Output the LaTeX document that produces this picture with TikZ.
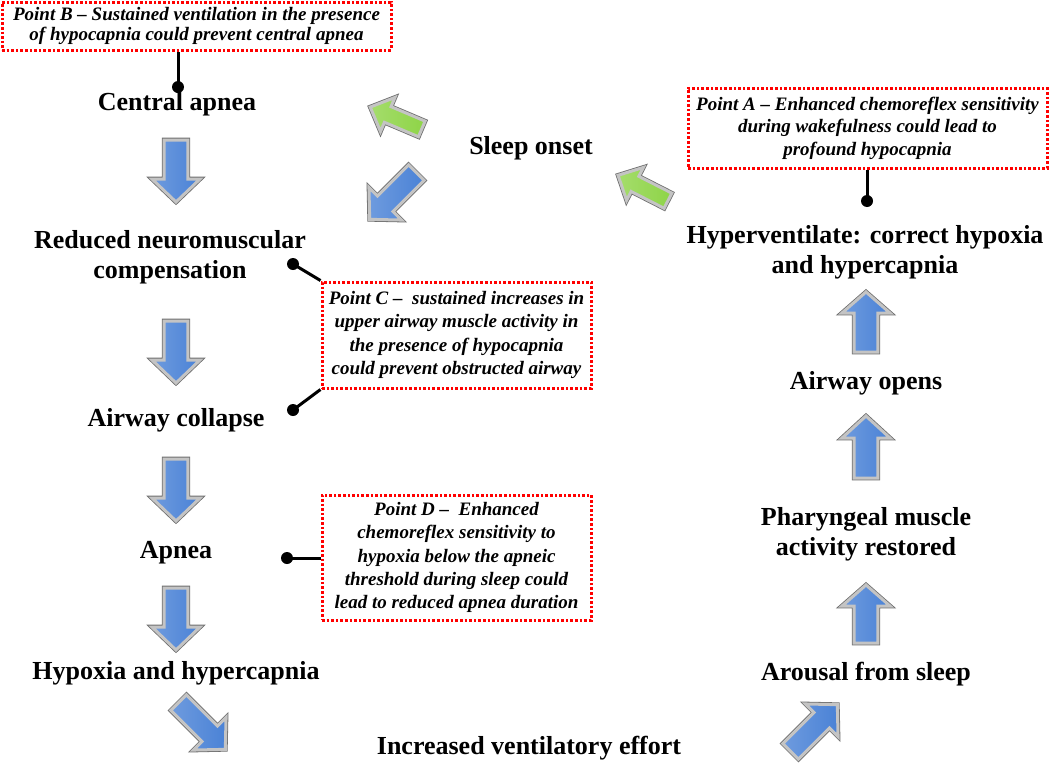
\documentclass[tikz,border=0pt]{standalone}
\usepackage{fontspec}
\setmainfont{Liberation Serif}
\definecolor{abl}{HTML}{4A82D6}
\definecolor{agr}{HTML}{8ED447}
\definecolor{bev}{HTML}{C4C4C4}
\definecolor{bevd}{HTML}{6E6E6E}
\newcommand\myarrow[8]{%
\begin{scope}[shift={(#1,#2)},rotate=#3]
\pgfmathsetmacro\hl{#4/2}\pgfmathsetmacro\hb{#4/2-#7}
\draw[bevd, line width=4.6pt, line join=miter]
 (-\hl,-#5) -- (\hb,-#5) -- (\hb,-#6) -- (\hl,0) -- (\hb,#6) -- (\hb,#5) -- (-\hl,#5) -- cycle;
\path[left color=#8!80!white, right color=#8, draw=bev, line width=3pt, line join=miter]
 (-\hl,-#5) -- (\hb,-#5) -- (\hb,-#6) -- (\hl,0) -- (\hb,#6) -- (\hb,#5) -- (-\hl,#5) -- cycle;
\end{scope}}
\tikzset{
  lbl/.style={font=\fontsize{26}{30}\selectfont\bfseries, align=center, inner sep=0pt},
  pbox/.style={draw=red, line width=3pt, dash pattern=on 2.6pt off 2pt, align=center,
    inner sep=0pt, font=\fontsize{19}{23.4}\selectfont\bfseries\itshape},
  pin/.style={line width=3pt, black},
}
\begin{document}
\begin{tikzpicture}[x=1pt,y=-1pt]
\useasboundingbox (0,0) rectangle (1050,763);
% labels
\node[lbl] (ca) at (177,104) {Central apnea};
\node[lbl] (rn) at (170,257) {Reduced neuromuscular\\compensation};
\node[lbl] (ac) at (176,420) {Airway collapse};
\node[lbl] (ap) at (176,553) {Apnea};
\node[lbl] (hh) at (176,673) {Hypoxia and hypercapnia};
\node[lbl] (ie) at (529,748) {Increased ventilatory effort};
\node[lbl] (as) at (866,674) {Arousal from sleep};
\node[lbl] (pm) at (866,534) {Pharyngeal muscle\\activity restored};
\node[lbl] (ao) at (866,383) {Airway opens};
\node[lbl] (hv) at (865,252) {Hyperventilate: correct hypoxia\\and hypercapnia};
\node[lbl] (so) at (531,148) {Sleep onset};
% boxes
\node[pbox, minimum width=389, minimum height=48, font=\fontsize{19}{20.5}\selectfont\bfseries\itshape] (B) at (196.5,26)
  {\raisebox{-2pt}{Point B -- Sustained ventilation in the presence}\\\raisebox{-2pt}{of hypocapnia could prevent central apnea}};
\node[pbox, minimum width=359, minimum height=80, font=\fontsize{19}{22.5}\selectfont\bfseries\itshape] (A) at (867.5,128)
  {Point A -- Enhanced chemoreflex sensitivity\\during wakefulness could lead to\\profound hypocapnia};
\node[pbox, minimum width=269, minimum height=106] (C) at (456.5,335)
  {Point C -- \ sustained increases in\\upper airway muscle activity in\\the presence of hypocapnia\\could prevent obstructed airway};
\node[pbox, minimum width=269, minimum height=125] (D) at (456.5,557.5)
  {Point D -- \ Enhanced\\chemoreflex sensitivity to\\hypoxia below the apneic\\threshold during sleep could\\lead to reduced apnea duration};
% pins
\coordinate (dB) at (178,87);
\coordinate (dA) at (867,201);
\coordinate (dC1) at (293,264);
\coordinate (dC2) at (293,410);
\coordinate (dD) at (287,558);
\draw[pin] (dB) -- (dB |- B.south);
\draw[pin] (dA) -- (dA |- A.south);
\draw[pin] (dC1) -- (C.north west);
\draw[pin] (dC2) -- (C.south west);
\draw[pin] (dD) -- (dD -| D.west);
\foreach \p in {dB,dA,dC1,dC2,dD} \fill (\p) circle (6);
% block arrows
\myarrow{176}{171}{-90}{62}{11.8}{24}{23}{abl}
\myarrow{176}{352}{-90}{62}{11.8}{24}{23}{abl}
\myarrow{176}{490}{-90}{62}{11.8}{24}{23}{abl}
\myarrow{176}{619}{-90}{62}{11.8}{24}{23}{abl}
\myarrow{866}{322}{90}{60}{11.8}{24}{21}{abl}
\myarrow{866}{447}{90}{62}{11.8}{24}{22}{abl}
\myarrow{866}{614}{90}{58}{11.8}{24}{21}{abl}
\myarrow{393}{196}{225}{66}{11}{23}{22}{abl}
\myarrow{202}{726}{-45}{66}{11}{23}{22}{abl}
\myarrow{814}{728}{45}{66}{11}{23}{22}{abl}
\myarrow{396}{118}{157}{56}{8.5}{18.5}{19}{agr}
\myarrow{643}{188}{153}{56}{8.5}{18.5}{19}{agr}
\end{tikzpicture}
\end{document}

----------

PROBLEM REQUIREMENTS: Return the listing above word for word, with the pictures removed.

RESULT FOR THIS EXERCISE:
Output the LaTeX document that produces this picture with TikZ.
\documentclass[tikz,border=0pt]{standalone}
\usepackage{fontspec}
\setmainfont{Liberation Serif}
\definecolor{abl}{HTML}{4A82D6}
\definecolor{agr}{HTML}{8ED447}
\definecolor{bev}{HTML}{C4C4C4}
\definecolor{bevd}{HTML}{6E6E6E}
\newcommand\myarrow[8]{%
\begin{scope}[shift={(#1,#2)},rotate=#3]
\pgfmathsetmacro\hl{#4/2}\pgfmathsetmacro\hb{#4/2-#7}
\draw[bevd, line width=4.6pt, line join=miter]
 (-\hl,-#5) -- (\hb,-#5) -- (\hb,-#6) -- (\hl,0) -- (\hb,#6) -- (\hb,#5) -- (-\hl,#5) -- cycle;
\path[left color=#8!80!white, right color=#8, draw=bev, line width=3pt, line join=miter]
 (-\hl,-#5) -- (\hb,-#5) -- (\hb,-#6) -- (\hl,0) -- (\hb,#6) -- (\hb,#5) -- (-\hl,#5) -- cycle;
\end{scope}}
\tikzset{
  lbl/.style={font=\fontsize{26}{30}\selectfont\bfseries, align=center, inner sep=0pt},
  pbox/.style={draw=red, line width=3pt, dash pattern=on 2.6pt off 2pt, align=center,
    inner sep=0pt, font=\fontsize{19}{23.4}\selectfont\bfseries\itshape},
  pin/.style={line width=3pt, black},
}
\begin{document}
\begin{tikzpicture}[x=1pt,y=-1pt]
\useasboundingbox (0,0) rectangle (1050,763);
% labels
\node[lbl] (ca) at (177,104) {Central apnea};
\node[lbl] (rn) at (170,257) {Reduced neuromuscular\\compensation};
\node[lbl] (ac) at (176,420) {Airway collapse};
\node[lbl] (ap) at (176,553) {Apnea};
\node[lbl] (hh) at (176,673) {Hypoxia and hypercapnia};
\node[lbl] (ie) at (529,748) {Increased ventilatory effort};
\node[lbl] (as) at (866,674) {Arousal from sleep};
\node[lbl] (pm) at (866,534) {Pharyngeal muscle\\activity restored};
\node[lbl] (ao) at (866,383) {Airway opens};
\node[lbl] (hv) at (865,252) {Hyperventilate: correct hypoxia\\and hypercapnia};
\node[lbl] (so) at (531,148) {Sleep onset};
% boxes
\node[pbox, minimum width=389, minimum height=48, font=\fontsize{19}{20.5}\selectfont\bfseries\itshape] (B) at (196.5,26)
  {\raisebox{-2pt}{Point B -- Sustained ventilation in the presence}\\\raisebox{-2pt}{of hypocapnia could prevent central apnea}};
\node[pbox, minimum width=359, minimum height=80, font=\fontsize{19}{22.5}\selectfont\bfseries\itshape] (A) at (867.5,128)
  {Point A -- Enhanced chemoreflex sensitivity\\during wakefulness could lead to\\profound hypocapnia};
\node[pbox, minimum width=269, minimum height=106] (C) at (456.5,335)
  {Point C -- \ sustained increases in\\upper airway muscle activity in\\the presence of hypocapnia\\could prevent obstructed airway};
\node[pbox, minimum width=269, minimum height=125] (D) at (456.5,557.5)
  {Point D -- \ Enhanced\\chemoreflex sensitivity to\\hypoxia below the apneic\\threshold during sleep could\\lead to reduced apnea duration};
% pins
\coordinate (dB) at (178,87);
\coordinate (dA) at (867,201);
\coordinate (dC1) at (293,264);
\coordinate (dC2) at (293,410);
\coordinate (dD) at (287,558);
\draw[pin] (dB) -- (dB |- B.south);
\draw[pin] (dA) -- (dA |- A.south);
\draw[pin] (dC1) -- (C.north west);
\draw[pin] (dC2) -- (C.south west);
\draw[pin] (dD) -- (dD -| D.west);
\foreach \p in {dB,dA,dC1,dC2,dD} \fill (\p) circle (6);
% block arrows
\myarrow{176}{171}{-90}{62}{11.8}{24}{23}{abl}
\myarrow{176}{352}{-90}{62}{11.8}{24}{23}{abl}
\myarrow{176}{490}{-90}{62}{11.8}{24}{23}{abl}
\myarrow{176}{619}{-90}{62}{11.8}{24}{23}{abl}
\myarrow{866}{322}{90}{60}{11.8}{24}{21}{abl}
\myarrow{866}{447}{90}{62}{11.8}{24}{22}{abl}
\myarrow{866}{614}{90}{58}{11.8}{24}{21}{abl}
\myarrow{393}{196}{225}{66}{11}{23}{22}{abl}
\myarrow{202}{726}{-45}{66}{11}{23}{22}{abl}
\myarrow{814}{728}{45}{66}{11}{23}{22}{abl}
\myarrow{396}{118}{157}{56}{8.5}{18.5}{19}{agr}
\myarrow{643}{188}{153}{56}{8.5}{18.5}{19}{agr}
\end{tikzpicture}
\end{document}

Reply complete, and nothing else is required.